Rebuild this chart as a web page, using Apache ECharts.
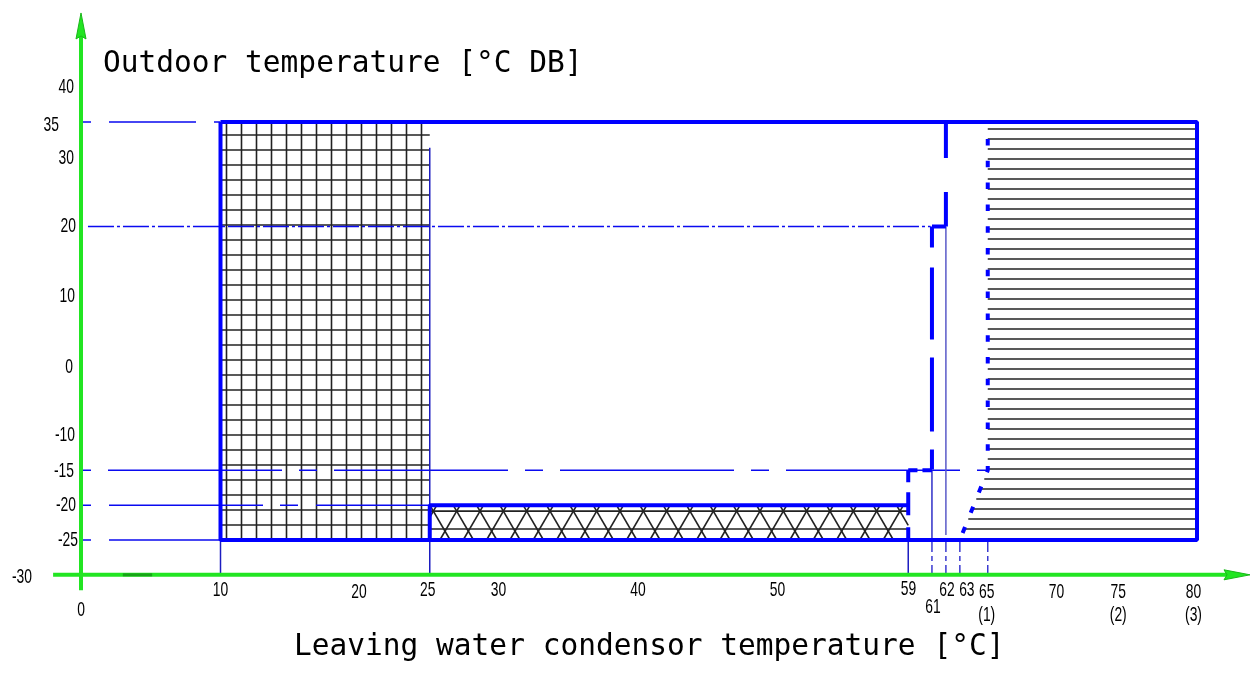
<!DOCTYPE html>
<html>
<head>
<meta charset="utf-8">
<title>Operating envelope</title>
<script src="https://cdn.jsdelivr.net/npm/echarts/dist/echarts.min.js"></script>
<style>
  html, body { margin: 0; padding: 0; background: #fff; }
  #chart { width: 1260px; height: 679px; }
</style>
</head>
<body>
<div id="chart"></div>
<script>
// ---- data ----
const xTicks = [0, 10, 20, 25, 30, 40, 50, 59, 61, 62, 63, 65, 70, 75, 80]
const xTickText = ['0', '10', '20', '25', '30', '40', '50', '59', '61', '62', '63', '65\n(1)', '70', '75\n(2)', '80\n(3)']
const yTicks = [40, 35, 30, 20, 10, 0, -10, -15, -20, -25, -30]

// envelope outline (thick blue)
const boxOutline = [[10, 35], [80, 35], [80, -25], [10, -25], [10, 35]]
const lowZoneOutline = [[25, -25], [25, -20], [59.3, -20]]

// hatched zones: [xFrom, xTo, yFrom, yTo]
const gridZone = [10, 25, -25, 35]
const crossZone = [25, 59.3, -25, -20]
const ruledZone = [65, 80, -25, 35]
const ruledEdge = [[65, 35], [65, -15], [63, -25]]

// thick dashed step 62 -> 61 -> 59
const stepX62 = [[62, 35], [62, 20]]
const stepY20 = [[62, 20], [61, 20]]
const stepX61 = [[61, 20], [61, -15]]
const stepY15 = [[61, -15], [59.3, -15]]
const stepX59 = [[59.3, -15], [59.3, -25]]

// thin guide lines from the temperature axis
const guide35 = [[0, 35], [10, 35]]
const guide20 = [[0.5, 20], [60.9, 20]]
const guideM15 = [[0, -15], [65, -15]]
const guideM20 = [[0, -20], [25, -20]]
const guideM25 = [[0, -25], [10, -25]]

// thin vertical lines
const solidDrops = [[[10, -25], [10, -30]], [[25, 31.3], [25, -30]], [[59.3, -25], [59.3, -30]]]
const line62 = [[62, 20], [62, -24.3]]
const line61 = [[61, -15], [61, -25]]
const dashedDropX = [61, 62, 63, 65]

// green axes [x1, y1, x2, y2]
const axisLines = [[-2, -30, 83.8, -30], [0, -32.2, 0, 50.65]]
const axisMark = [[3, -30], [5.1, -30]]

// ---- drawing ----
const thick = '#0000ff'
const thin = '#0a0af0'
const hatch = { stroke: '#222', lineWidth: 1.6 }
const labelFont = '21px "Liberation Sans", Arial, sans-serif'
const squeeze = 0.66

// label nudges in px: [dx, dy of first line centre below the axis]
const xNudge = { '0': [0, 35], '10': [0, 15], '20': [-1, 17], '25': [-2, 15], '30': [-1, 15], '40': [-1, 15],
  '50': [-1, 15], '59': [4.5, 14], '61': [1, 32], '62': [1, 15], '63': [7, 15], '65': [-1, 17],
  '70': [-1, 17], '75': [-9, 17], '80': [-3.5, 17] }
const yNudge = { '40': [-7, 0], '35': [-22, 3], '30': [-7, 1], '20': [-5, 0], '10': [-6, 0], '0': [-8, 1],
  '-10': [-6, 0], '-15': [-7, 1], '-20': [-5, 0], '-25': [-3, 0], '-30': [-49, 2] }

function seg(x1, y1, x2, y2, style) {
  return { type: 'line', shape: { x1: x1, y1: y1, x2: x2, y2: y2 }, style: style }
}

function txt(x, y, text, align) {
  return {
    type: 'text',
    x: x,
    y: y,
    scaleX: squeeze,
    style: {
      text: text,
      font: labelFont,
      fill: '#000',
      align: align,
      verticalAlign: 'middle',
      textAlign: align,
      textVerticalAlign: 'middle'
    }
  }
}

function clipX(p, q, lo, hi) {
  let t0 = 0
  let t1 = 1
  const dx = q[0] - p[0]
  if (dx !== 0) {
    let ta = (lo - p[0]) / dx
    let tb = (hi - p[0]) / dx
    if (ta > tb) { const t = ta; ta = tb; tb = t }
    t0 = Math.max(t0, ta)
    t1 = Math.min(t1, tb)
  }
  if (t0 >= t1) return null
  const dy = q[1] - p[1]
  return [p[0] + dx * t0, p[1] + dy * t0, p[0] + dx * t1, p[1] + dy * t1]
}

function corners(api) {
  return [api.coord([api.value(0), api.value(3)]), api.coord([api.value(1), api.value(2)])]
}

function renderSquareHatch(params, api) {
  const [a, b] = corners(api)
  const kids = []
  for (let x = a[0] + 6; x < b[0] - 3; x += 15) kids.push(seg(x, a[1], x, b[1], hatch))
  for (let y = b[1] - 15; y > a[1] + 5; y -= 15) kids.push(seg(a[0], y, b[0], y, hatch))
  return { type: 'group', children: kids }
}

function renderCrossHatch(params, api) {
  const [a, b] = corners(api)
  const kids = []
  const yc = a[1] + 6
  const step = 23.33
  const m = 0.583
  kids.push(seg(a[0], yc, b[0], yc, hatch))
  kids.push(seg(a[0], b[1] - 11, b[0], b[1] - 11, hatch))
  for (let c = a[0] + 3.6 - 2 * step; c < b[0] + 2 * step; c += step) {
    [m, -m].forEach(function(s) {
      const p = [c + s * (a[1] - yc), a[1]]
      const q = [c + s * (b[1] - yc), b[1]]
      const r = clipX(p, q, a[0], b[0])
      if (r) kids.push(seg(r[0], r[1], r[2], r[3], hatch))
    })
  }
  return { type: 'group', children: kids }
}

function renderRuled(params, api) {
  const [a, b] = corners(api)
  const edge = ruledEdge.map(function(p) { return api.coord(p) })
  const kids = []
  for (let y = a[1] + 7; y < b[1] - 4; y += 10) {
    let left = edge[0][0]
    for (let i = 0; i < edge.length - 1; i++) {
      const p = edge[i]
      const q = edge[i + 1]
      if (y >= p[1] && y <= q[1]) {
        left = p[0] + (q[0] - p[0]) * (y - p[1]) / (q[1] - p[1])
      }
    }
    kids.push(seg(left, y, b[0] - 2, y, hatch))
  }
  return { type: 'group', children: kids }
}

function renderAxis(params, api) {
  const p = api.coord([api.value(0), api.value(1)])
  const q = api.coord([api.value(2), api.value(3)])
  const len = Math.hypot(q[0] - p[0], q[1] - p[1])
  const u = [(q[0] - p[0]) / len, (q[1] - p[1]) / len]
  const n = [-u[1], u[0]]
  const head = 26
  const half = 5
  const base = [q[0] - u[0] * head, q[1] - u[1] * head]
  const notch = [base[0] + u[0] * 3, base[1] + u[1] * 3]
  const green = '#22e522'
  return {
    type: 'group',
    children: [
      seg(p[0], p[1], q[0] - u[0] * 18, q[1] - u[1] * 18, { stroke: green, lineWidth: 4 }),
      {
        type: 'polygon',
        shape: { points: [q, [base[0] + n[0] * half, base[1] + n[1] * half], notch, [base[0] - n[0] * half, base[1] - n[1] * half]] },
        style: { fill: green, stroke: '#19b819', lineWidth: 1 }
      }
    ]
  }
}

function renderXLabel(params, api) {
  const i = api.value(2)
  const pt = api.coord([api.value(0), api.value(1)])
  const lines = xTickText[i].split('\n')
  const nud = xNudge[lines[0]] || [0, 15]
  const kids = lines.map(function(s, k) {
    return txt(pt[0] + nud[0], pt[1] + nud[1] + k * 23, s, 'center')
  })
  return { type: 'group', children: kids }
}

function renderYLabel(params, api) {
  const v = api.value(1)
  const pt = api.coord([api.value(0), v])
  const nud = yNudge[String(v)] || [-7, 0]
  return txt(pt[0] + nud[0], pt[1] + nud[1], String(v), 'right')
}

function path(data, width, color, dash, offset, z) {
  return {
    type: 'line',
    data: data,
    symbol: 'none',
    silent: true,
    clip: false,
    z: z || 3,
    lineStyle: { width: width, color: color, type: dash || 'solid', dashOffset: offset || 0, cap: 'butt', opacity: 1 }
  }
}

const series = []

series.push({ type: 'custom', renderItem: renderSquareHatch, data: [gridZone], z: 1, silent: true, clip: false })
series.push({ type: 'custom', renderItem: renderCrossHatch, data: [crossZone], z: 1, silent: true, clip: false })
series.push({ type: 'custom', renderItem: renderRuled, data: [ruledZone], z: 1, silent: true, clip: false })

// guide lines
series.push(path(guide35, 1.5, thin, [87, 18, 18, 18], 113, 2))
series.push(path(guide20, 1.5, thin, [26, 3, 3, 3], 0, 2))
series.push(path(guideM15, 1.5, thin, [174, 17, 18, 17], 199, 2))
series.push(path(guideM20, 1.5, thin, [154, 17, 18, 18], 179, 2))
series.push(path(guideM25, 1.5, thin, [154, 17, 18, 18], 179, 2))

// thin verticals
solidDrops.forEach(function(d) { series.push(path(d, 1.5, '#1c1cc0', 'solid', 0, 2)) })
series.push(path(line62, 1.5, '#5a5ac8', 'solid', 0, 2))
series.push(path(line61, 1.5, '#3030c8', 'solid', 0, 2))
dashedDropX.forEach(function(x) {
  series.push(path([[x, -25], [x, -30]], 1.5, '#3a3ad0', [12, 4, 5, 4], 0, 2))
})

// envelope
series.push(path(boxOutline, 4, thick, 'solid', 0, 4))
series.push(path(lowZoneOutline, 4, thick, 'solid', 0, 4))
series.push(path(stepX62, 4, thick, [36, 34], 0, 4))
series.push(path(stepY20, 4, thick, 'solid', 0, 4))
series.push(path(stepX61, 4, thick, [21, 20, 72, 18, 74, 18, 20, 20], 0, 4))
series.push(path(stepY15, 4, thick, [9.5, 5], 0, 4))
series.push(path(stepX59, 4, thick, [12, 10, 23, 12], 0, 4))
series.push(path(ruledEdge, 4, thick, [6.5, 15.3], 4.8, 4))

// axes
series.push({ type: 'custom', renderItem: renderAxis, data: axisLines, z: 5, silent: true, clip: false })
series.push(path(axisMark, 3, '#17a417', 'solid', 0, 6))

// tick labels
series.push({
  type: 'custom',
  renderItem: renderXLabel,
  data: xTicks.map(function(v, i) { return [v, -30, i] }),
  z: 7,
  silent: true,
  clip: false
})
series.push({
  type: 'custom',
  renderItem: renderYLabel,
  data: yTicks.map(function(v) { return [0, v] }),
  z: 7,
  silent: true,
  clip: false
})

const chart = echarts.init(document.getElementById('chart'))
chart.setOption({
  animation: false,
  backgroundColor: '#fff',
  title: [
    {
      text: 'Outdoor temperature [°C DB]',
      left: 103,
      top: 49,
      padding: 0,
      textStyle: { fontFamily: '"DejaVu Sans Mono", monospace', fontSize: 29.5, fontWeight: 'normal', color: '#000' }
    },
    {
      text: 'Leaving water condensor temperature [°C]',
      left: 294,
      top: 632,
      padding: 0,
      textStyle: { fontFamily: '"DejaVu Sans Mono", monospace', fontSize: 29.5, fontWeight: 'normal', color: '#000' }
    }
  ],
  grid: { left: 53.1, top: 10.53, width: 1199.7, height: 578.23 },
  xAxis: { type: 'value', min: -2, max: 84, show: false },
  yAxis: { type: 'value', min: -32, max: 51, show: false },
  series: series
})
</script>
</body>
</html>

——————

AIM OF THE EXERCISE =>
Everything from the first line of the listing above through the line that contains "const lowZoneOutline = [[25, -25], [25, -20], [59.3, -20]]" is to be restated word for word, minus the pictures.

SOLVED EXERCISE =>
Rebuild this chart as a web page, using Apache ECharts.
<!DOCTYPE html>
<html>
<head>
<meta charset="utf-8">
<title>Operating envelope</title>
<script src="https://cdn.jsdelivr.net/npm/echarts/dist/echarts.min.js"></script>
<style>
  html, body { margin: 0; padding: 0; background: #fff; }
  #chart { width: 1260px; height: 679px; }
</style>
</head>
<body>
<div id="chart"></div>
<script>
// ---- data ----
const xTicks = [0, 10, 20, 25, 30, 40, 50, 59, 61, 62, 63, 65, 70, 75, 80]
const xTickText = ['0', '10', '20', '25', '30', '40', '50', '59', '61', '62', '63', '65\n(1)', '70', '75\n(2)', '80\n(3)']
const yTicks = [40, 35, 30, 20, 10, 0, -10, -15, -20, -25, -30]

// envelope outline (thick blue)
const boxOutline = [[10, 35], [80, 35], [80, -25], [10, -25], [10, 35]]
const lowZoneOutline = [[25, -25], [25, -20], [59.3, -20]]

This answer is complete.